HI Gina, If this is what you have, its a gas station oil bottle. Back in the days of full service gas stations the gas attendent would fill 8 of these and put them in a carrier like a milk man. They were used to top off the oil in customers cars. They date from the 1930s to the 1950s and are very collectable. Depending on the age and what is embossed or enameled on them they run from $20 to the hundreds with the average being $20 to $50.


----------



## bottleboy311 (Jan 17, 2006)

Gina, I purchased a Huffman Gas Station Oil Bottle w/ Spout about 12 years ago. However, the one I bought was not embossed, like yours, but had three color red, white and blue (pyro) paint applied label. It was in great shape, hade a nice logo and was very clean, almost mint. I paid $40.00 for it which was probably more than it was worth at that time. But, I bought for my Uncle whoose last name was Huffman. Also he had work at a gas station in the late 40's to early 50's putting himself through college. He past away a few years ago and now my cousin has it.

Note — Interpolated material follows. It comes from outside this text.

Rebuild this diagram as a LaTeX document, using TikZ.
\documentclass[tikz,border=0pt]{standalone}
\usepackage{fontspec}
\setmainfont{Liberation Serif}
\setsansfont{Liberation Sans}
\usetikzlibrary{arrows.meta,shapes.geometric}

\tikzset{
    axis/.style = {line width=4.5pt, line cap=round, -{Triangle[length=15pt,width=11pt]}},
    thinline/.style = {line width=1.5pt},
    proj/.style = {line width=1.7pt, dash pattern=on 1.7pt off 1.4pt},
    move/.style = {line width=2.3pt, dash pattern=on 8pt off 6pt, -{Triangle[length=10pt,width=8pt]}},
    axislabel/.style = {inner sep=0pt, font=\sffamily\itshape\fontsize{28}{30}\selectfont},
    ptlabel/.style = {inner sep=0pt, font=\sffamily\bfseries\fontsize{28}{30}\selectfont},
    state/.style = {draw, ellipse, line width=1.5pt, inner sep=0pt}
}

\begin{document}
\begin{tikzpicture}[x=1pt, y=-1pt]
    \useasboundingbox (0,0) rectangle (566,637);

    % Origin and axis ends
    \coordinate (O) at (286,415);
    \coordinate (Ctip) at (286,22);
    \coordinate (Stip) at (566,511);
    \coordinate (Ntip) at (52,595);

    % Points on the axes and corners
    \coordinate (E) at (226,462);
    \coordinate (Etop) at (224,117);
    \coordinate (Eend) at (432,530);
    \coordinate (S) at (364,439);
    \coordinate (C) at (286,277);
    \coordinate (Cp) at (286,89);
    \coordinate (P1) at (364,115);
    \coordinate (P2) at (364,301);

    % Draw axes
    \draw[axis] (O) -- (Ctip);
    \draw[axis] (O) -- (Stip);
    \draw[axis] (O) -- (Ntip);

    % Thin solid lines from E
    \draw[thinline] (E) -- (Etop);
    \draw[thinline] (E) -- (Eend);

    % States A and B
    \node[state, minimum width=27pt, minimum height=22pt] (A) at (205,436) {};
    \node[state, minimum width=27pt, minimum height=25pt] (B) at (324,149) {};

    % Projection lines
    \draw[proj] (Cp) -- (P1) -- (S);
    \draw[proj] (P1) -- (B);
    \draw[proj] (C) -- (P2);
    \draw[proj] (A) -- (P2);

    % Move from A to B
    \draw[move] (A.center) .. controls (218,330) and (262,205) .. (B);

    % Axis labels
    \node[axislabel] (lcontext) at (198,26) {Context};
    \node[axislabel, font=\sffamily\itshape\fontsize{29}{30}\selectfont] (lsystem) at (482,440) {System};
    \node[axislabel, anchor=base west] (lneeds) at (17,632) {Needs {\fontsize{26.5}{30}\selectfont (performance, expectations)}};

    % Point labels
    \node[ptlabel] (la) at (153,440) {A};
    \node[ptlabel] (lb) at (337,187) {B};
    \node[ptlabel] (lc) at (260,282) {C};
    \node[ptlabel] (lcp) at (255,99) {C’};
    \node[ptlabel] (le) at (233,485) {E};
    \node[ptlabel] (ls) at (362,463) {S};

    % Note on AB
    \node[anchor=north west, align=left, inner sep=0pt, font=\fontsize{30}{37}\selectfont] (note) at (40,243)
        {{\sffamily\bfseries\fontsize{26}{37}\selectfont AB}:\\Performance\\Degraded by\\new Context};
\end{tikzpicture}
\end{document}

 Paint applied label oil bottles are newer than your embossed. However being newer they are some times more valuable than embossed. The are get higher prices I beleive for 2 reasons. 1) people like them better because they have nice colors and display very well.  2) there are not as many of them out there. When paint applied labels bottles started to replace embossed bottles, gas station were begining to stop buying oil in bulk.

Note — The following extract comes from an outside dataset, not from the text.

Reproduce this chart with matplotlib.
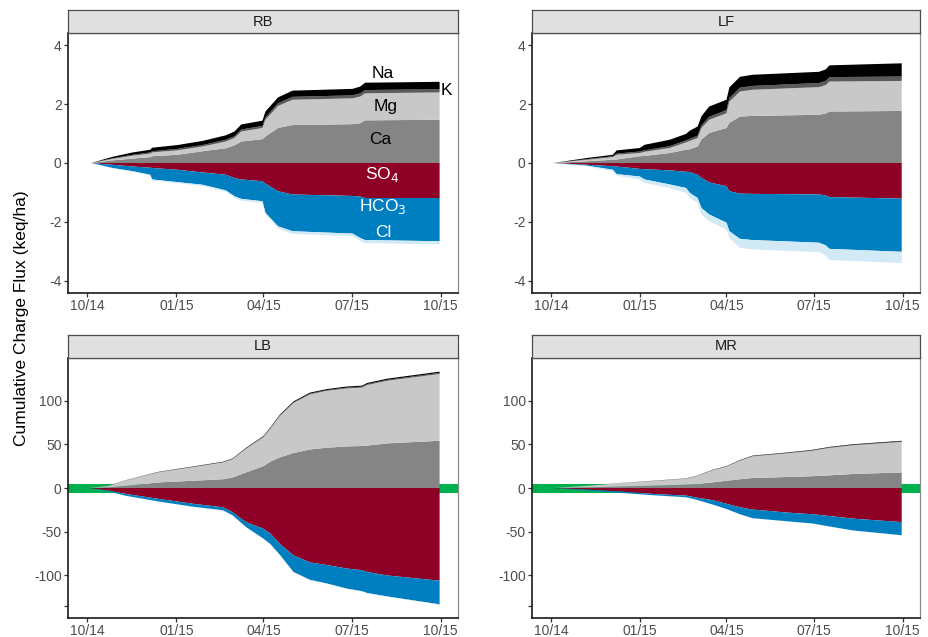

 Prior to oil cans, gas station bought oil in bulk, 55 gallon drums and larger. When a car needed oil the station the attendent would get out the quart oil bottle, take the metal spout off, pump out the oil out of the bulk container into the bottle, replace the spout to the bottle and put the oil in the car. The attendents back than also washed your windows and checked the air in your tires. Then they came out with oil cans with reusalble spouts, so there was no need for oil bottles any more. Today of course we have plastic oil bottles with the spot built in.

 A interesting thing about the metal spouts on the oil bottles. Most of the spouts have the same threading as a Mason Style Fruit Jar.  You can take the spout off the oil bottle and put it will fit a Ball Perfect Mason Jar. I bought a few spouts only that had never been used. I take Ball Mason Jars, fill them up with mixed nuts, M & M's or any other small eatible item. Then put the oil spout on the jar and when guests over, they have a snack despenser. They just pick up the jar, turn it over and pour the goodies onto their hand. They make a great conversation piece too. However, make sure the spout is very clean, because nobody wants Quaker State mixed into the peanuts. 

 Lee


----------



## JGUIS (May 25, 2006)

So some of these painted label oil bottles have value?  I run across them from time to time, but usually leave them lay cause I figured they were too new.  I did keep the first one I found for my collection, a SOHIO valve oil bottle with white painted label.  Glass bottles in a garage, yikes!


----------



## capsoda (May 25, 2006)

Hey Josh, You can easly get 25 bucks for them from gas station memerobila collectors and hot rodders. Hometowners that collect that stuff will pay more.


----------



## JGUIS (May 25, 2006)

Ugh, now to remember where I left them.


----------